EXERCISE OBJECTIVE: Only the lines from the one containing "Recreate this image" through the one containing "(10,13) -- (970,13);" should be duplicated, exactly as they appear. Pictures are to be left out.

DATA FOR THIS TASK:
* Begin *

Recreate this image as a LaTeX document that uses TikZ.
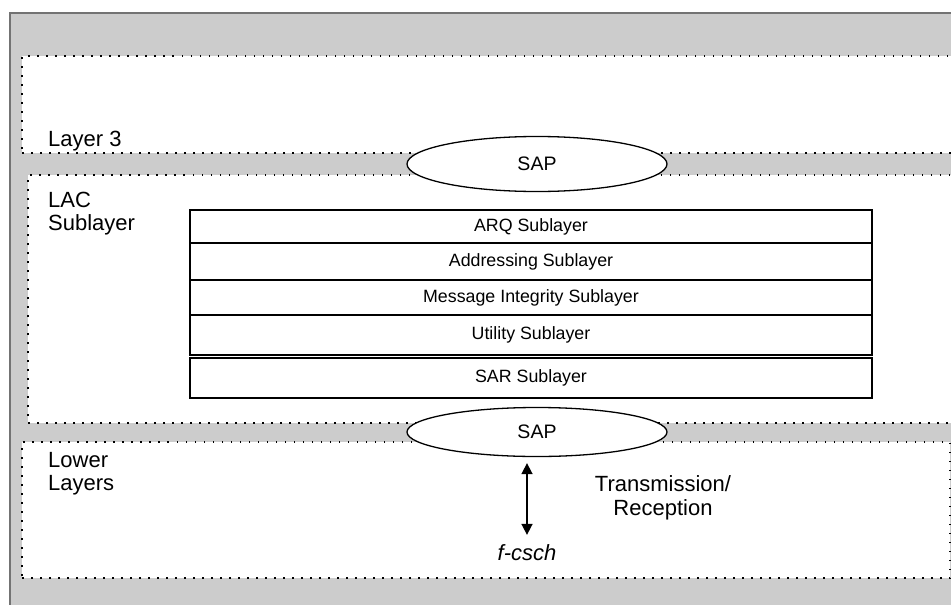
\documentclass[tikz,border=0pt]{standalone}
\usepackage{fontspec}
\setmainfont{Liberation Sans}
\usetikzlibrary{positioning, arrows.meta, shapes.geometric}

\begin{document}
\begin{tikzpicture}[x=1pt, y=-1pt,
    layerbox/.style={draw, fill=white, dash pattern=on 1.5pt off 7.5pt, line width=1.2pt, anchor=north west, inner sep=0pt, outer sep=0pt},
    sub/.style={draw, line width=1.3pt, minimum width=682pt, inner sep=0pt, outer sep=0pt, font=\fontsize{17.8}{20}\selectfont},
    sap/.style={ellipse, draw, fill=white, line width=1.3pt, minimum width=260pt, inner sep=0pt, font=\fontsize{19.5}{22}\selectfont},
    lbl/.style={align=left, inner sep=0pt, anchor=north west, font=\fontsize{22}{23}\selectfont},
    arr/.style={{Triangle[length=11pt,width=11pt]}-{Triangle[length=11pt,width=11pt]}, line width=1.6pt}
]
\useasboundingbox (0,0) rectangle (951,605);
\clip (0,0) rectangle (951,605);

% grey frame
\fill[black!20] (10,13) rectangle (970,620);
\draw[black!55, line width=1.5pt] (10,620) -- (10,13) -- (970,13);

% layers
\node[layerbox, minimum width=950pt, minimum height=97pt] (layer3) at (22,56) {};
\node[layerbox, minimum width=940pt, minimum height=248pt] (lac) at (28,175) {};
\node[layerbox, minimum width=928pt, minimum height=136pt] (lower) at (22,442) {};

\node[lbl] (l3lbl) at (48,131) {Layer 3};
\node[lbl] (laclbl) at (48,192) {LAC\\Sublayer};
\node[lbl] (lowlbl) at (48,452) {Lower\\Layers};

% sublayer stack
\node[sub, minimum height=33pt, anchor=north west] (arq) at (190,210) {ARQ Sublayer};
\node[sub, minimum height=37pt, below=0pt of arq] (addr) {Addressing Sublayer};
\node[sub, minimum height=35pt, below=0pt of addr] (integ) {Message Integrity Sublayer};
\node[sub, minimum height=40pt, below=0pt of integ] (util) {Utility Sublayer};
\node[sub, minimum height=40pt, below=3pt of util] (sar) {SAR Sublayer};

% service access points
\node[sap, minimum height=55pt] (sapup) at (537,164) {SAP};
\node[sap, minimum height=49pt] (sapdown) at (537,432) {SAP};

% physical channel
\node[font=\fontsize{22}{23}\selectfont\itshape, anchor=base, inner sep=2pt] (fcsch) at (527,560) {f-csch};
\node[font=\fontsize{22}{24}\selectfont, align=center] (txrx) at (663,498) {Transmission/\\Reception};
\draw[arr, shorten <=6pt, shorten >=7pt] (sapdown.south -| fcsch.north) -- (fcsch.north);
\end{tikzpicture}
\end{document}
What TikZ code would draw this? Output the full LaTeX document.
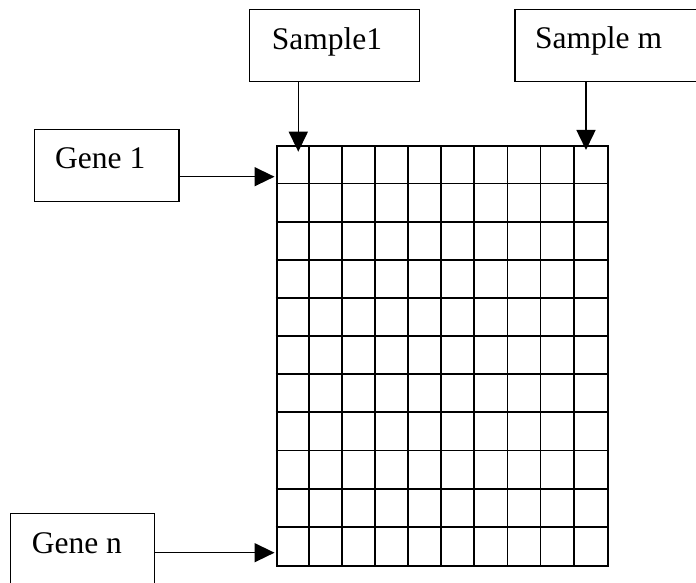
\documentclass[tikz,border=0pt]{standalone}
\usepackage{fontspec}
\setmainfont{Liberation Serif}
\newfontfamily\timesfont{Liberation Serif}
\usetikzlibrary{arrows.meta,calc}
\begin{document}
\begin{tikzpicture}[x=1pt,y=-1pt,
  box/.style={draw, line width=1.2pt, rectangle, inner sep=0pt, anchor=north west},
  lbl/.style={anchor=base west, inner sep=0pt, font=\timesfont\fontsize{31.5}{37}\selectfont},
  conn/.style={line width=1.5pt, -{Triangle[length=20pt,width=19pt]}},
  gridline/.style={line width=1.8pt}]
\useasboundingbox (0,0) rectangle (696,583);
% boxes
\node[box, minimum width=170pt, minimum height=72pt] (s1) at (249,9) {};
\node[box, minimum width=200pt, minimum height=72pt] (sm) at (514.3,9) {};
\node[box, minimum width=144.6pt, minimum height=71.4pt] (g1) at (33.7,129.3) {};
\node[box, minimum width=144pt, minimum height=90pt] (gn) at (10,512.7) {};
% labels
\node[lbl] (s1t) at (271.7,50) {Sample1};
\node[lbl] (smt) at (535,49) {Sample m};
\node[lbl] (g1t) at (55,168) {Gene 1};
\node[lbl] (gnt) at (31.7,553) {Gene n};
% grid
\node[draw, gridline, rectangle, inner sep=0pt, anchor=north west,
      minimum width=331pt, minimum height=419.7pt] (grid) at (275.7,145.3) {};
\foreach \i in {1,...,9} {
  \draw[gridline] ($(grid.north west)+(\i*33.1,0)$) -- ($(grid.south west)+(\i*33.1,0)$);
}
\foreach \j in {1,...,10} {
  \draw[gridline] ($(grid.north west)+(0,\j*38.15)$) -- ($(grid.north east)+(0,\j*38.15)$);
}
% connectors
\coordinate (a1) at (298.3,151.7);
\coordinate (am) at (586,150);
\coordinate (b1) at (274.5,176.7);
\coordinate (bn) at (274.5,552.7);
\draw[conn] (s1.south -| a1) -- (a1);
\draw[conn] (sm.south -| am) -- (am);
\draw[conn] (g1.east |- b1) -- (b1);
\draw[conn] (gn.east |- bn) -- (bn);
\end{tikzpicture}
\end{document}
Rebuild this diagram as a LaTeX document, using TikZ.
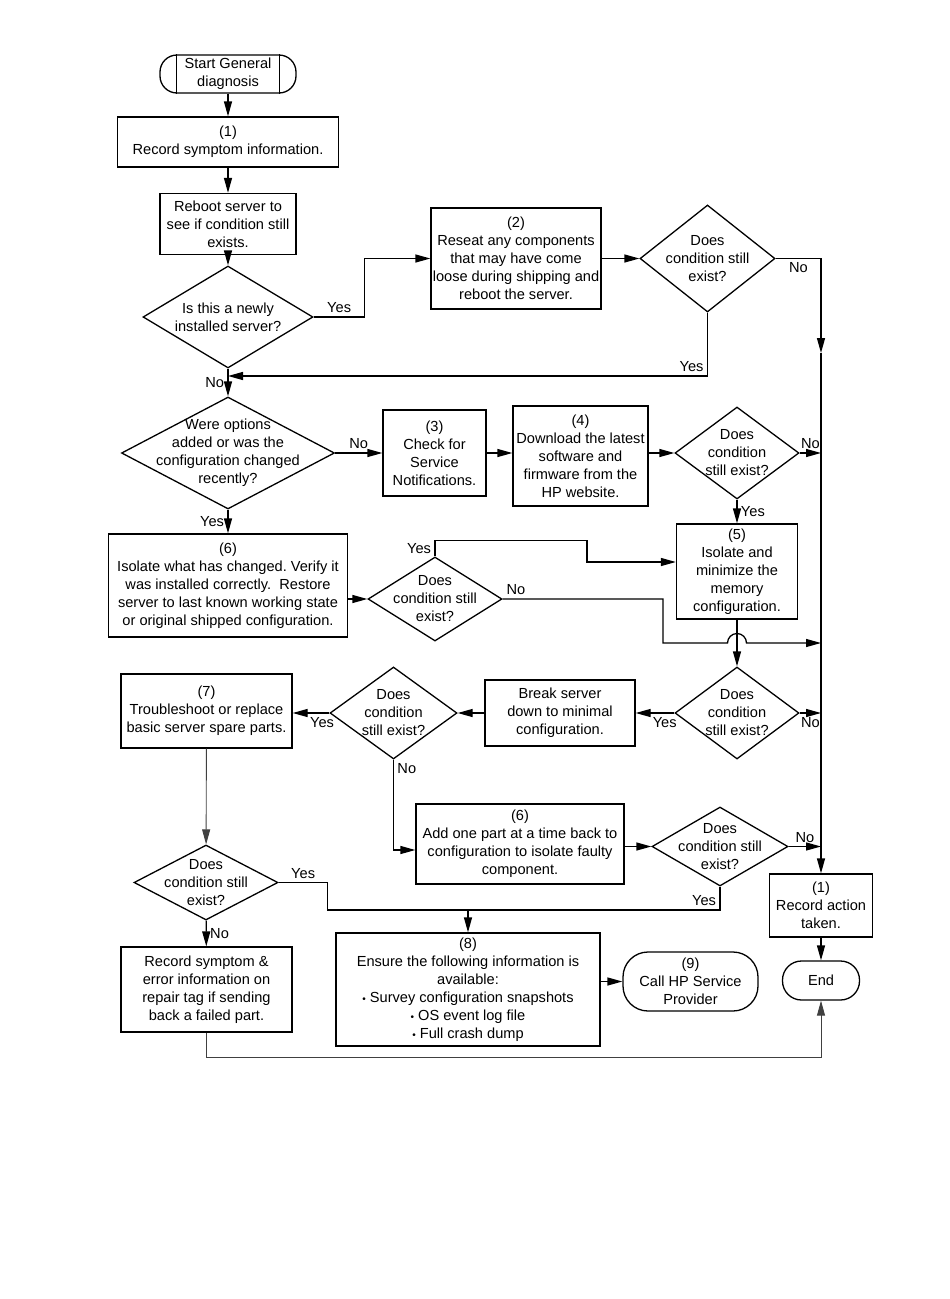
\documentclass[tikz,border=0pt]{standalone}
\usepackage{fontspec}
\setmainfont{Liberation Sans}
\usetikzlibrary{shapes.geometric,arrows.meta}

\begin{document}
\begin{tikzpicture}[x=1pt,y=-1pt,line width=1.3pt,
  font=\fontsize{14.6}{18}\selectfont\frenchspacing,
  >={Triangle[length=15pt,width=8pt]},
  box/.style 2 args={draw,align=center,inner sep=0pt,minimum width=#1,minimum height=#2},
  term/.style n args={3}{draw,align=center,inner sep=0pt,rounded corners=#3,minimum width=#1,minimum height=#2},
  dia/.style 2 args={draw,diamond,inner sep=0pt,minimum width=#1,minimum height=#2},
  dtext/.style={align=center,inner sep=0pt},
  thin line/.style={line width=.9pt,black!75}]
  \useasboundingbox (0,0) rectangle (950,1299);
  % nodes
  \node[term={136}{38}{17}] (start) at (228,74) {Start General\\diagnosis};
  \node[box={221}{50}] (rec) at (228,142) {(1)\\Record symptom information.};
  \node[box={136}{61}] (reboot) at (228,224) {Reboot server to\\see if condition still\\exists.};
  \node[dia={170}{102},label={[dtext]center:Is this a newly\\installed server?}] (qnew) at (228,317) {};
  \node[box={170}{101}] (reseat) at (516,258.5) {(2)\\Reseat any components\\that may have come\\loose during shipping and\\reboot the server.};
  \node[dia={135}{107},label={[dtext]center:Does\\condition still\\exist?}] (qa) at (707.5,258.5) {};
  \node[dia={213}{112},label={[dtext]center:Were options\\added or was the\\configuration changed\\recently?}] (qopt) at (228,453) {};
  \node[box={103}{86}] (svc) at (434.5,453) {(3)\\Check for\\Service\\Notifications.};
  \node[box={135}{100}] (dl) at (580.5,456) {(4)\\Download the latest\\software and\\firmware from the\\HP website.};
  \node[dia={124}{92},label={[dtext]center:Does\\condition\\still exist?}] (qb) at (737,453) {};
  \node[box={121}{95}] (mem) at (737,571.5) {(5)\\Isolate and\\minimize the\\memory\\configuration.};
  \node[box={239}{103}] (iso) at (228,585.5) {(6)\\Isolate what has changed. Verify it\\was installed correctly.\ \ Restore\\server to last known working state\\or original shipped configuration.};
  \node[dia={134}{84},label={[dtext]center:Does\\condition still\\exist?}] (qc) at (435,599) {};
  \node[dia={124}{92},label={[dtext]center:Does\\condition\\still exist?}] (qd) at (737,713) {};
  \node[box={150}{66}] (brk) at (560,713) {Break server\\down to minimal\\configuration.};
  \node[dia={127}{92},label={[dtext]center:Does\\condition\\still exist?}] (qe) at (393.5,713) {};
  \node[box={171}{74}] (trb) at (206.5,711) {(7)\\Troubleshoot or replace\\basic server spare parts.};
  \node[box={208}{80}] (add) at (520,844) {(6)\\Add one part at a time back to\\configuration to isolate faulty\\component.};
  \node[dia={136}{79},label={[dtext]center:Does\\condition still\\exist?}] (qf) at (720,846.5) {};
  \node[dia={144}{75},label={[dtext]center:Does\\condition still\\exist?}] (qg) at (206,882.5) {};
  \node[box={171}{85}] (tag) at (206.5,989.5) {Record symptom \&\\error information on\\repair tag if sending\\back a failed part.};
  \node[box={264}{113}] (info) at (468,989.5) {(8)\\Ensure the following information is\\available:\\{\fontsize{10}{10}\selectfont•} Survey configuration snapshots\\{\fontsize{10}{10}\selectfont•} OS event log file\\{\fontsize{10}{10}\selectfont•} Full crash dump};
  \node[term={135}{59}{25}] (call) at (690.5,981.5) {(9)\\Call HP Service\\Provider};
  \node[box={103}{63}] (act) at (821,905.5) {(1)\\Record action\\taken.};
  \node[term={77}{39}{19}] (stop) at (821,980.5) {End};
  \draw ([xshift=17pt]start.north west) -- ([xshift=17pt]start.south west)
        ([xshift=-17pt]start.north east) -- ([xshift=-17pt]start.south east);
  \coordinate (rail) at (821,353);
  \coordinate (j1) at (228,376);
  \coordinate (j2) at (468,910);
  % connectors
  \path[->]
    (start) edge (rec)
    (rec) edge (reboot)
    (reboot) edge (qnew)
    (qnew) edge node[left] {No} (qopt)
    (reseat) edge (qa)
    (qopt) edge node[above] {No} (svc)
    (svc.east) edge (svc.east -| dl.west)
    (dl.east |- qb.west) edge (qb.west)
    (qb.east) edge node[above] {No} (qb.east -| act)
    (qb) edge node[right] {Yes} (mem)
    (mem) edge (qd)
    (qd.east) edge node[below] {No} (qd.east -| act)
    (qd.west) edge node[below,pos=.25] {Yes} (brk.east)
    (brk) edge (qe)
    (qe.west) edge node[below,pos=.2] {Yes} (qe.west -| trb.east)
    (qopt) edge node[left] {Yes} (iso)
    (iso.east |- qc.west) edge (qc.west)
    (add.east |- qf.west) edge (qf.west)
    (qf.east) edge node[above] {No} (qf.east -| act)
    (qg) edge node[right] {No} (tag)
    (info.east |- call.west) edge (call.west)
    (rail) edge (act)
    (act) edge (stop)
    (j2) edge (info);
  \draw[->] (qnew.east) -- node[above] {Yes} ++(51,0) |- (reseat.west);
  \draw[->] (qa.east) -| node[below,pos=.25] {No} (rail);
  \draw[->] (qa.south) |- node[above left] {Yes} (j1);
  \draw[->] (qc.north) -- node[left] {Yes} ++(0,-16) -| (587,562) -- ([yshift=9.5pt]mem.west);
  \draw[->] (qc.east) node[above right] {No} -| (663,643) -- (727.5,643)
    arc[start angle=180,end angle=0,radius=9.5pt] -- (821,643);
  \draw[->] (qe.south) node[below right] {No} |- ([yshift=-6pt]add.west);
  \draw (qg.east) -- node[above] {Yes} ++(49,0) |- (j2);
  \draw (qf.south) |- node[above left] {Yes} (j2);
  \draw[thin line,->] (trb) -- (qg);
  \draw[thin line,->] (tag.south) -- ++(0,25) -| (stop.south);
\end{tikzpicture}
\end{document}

* End *
* Begin *

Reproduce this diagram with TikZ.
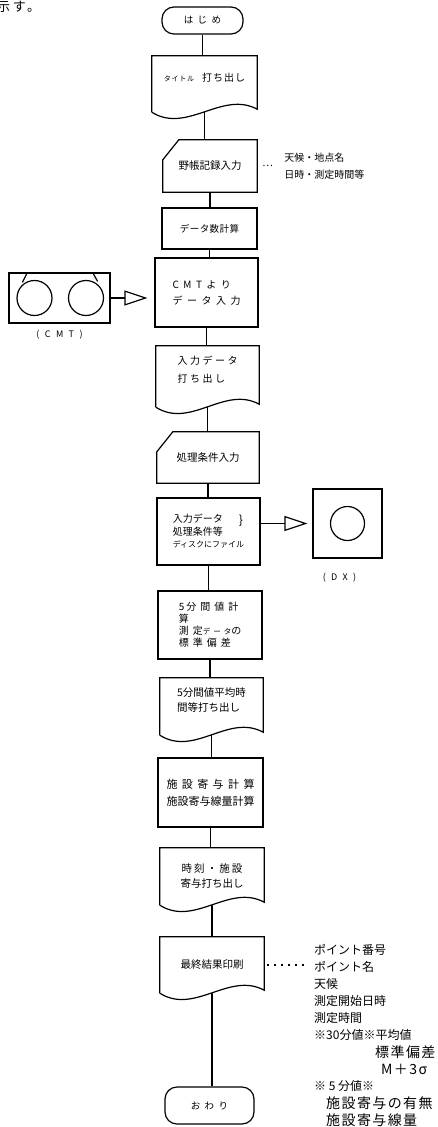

* End *

RESULT FOR THIS EXERCISE:
Recreate this image as a LaTeX document that uses TikZ.
\documentclass[tikz,border=0pt]{standalone}
\usepackage{fontspec}
\setmainfont{Liberation Sans}
\usetikzlibrary{positioning, arrows.meta, shapes.geometric}

\begin{document}
\begin{tikzpicture}[x=1pt, y=-1pt,
    layerbox/.style={draw, fill=white, dash pattern=on 1.5pt off 7.5pt, line width=1.2pt, anchor=north west, inner sep=0pt, outer sep=0pt},
    sub/.style={draw, line width=1.3pt, minimum width=682pt, inner sep=0pt, outer sep=0pt, font=\fontsize{17.8}{20}\selectfont},
    sap/.style={ellipse, draw, fill=white, line width=1.3pt, minimum width=260pt, inner sep=0pt, font=\fontsize{19.5}{22}\selectfont},
    lbl/.style={align=left, inner sep=0pt, anchor=north west, font=\fontsize{22}{23}\selectfont},
    arr/.style={{Triangle[length=11pt,width=11pt]}-{Triangle[length=11pt,width=11pt]}, line width=1.6pt}
]
\useasboundingbox (0,0) rectangle (951,605);
\clip (0,0) rectangle (951,605);

% grey frame
\fill[black!20] (10,13) rectangle (970,620);
\draw[black!55, line width=1.5pt] (10,620) -- (10,13) -- (970,13);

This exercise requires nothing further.